The Annual Post-Winter Deforestation

Man. I do it every winter. Every spring, I vow never again, since recovering from it is a solid hour’s work. And yet here I am, the night before a wedding, deciding to wear a skirt. Which means spring is coming early to my legs.

It’s the annual post-winter leg deforestation at my house.

Every damn year, I figure shaving my legs is more hassle than it’s worth. I grow myself a nice little layer of extra warmth, and get an extra five minutes sleep in the morning. Usually, I can get away with it for several months. Which is terribly lazy, I know, but it’s so convenient! Generally, I like having shaved legs – I enjoy the smoothness. But if nobody’s going to see them but me and Jamie? Hell if I can be bothered to shave them. Jamie, bless him, doesn’t give a rat’s ass. He likes smooth legs but doesn’t notice hairy ones, which is probably just as well.
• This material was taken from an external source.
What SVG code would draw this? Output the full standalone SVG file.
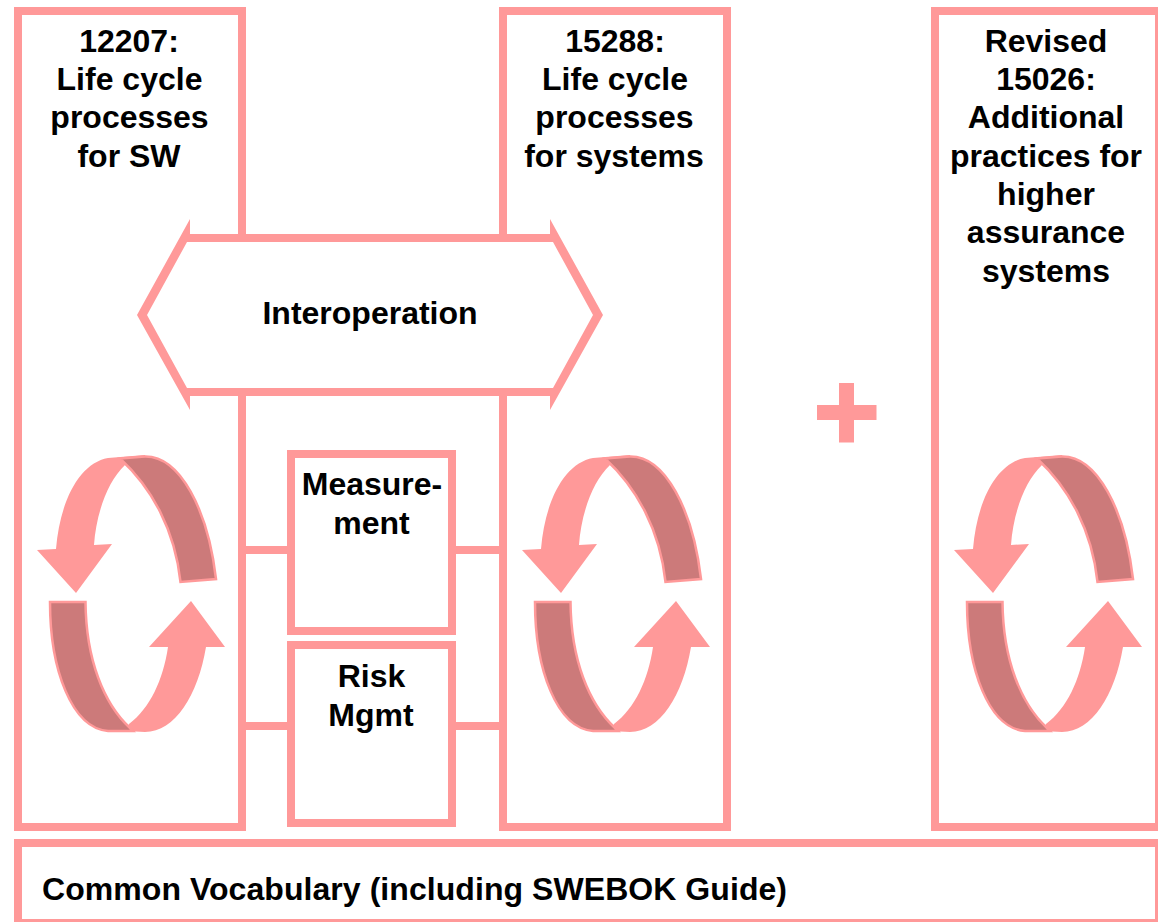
<svg xmlns="http://www.w3.org/2000/svg" width="1158" height="922" viewBox="0 0 1158 922">
<style>
.box{fill:#fff;stroke:#f99;stroke-width:8}
.ln{fill:none;stroke:#f99;stroke-width:8}
.lt{fill:#f99}
.dk{fill:#cc7a7a;stroke:#f99;stroke-width:2.5}
text{font-family:"Liberation Sans",Arial,sans-serif;font-weight:700;font-size:32px;fill:#000;text-anchor:middle}
</style>
<defs>
<g id="cycle">
<path class="lt" d="M145 455L108 458C80 463 60 500 56 549L37 550L76 593L112 544L94 545C96 515 107 482 125 465L150 470Z"/>
<path class="dk" d="M120 458.500L145 456.500C180 456 208 510 216 579L180.500 582C175 530 152 488 120 458.500Z"/>
<path class="lt" d="M125 731L129 724C150 708 163 680 168 647L149 647L191 601L225 647L206 647C198 695 175 732 145 732Z"/>
<path class="dk" d="M50 602L85.500 602C86 660 104 704 130 728L133 731L108 731C72 728 50 670 50 602Z"/>
</g>
</defs>
<g id="connectors">
<path class="ln" d="M242 550H291M452 550H503M242 726H291M452 726H503"/>
</g>
<g id="box-12207">
<rect class="box" x="18" y="11" width="224" height="816"/>
<text x="129"><tspan x="129" y="52">12207:</tspan><tspan x="129.500" y="90">Life cycle</tspan><tspan x="129.500" y="128">processes</tspan><tspan x="129" y="167">for SW</tspan></text>
<use href="#cycle"/>
</g>
<g id="box-15288">
<rect class="box" x="503" y="11" width="224" height="816"/>
<text x="614"><tspan x="615" y="52">15288:</tspan><tspan x="615" y="90">Life cycle</tspan><tspan x="614.500" y="128">processes</tspan><tspan x="614" y="167">for systems</tspan></text>
<use href="#cycle" x="485"/>
</g>
<g id="box-15026">
<rect class="box" x="935" y="11" width="224" height="816"/>
<text x="1046"><tspan x="1046" y="52">Revised</tspan><tspan x="1046" y="90">15026:</tspan><tspan x="1046" y="128">Additional</tspan><tspan x="1046" y="167">practices for</tspan><tspan x="1046" y="205">higher</tspan><tspan x="1046" y="243">assurance</tspan><tspan x="1046" y="282">systems</tspan></text>
<use href="#cycle" x="917"/>
</g>
<g id="interoperation">
<path fill="#fff" d="M143 315L187 238H553L597 315L553 392H187Z"/>
<path fill="#f99" fill-rule="evenodd" d="M137 315L190 219V234H550V219L603 315L550 410V396H190V410ZM147 315L187 388H553L593 315L553 242H187Z"/>
<text x="370" y="324">Interoperation</text>
</g>
<g id="measurement">
<rect class="box" x="291" y="454" width="161" height="177"/>
<text x="372"><tspan x="372" y="495">Measure-</tspan><tspan x="371.500" y="534">ment</tspan></text>
</g>
<g id="risk">
<rect class="box" x="291" y="645" width="161" height="178"/>
<text x="372"><tspan x="371.500" y="687">Risk</tspan><tspan x="371" y="726">Mgmt</tspan></text>
</g>
<g id="plus">
<path class="lt" d="M839 383H854V405H876.500V420H854V442.500H839V420H817V405H839Z"/>
</g>
<g id="vocabulary">
<rect class="box" x="18" y="843" width="1141" height="80"/>
<text x="414.500" y="900" textLength="745" lengthAdjust="spacing">Common Vocabulary (including SWEBOK Guide)</text>
</g>
</svg>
But, given the unseasonably warm weather, I opted for a skirt and bare legs tomorrow. Which means that the annual jungle attack is a few months earlier than scheduled. There are, of course, advantages to this. The overgrowth is not as bad as usual. It’s a faster job, and my legs will not be quite as shocked after two months neglect as they would be after five. And there are definite advantages to living with a boy. I stole his beard trimmer and got things down to quite a manageable length to attack with my trusty Intuition. It’s much quicker and definitely cheaper than going through three razors.

That doesn’t mean it’s not a pain in the ass, though. Stupid leg hair.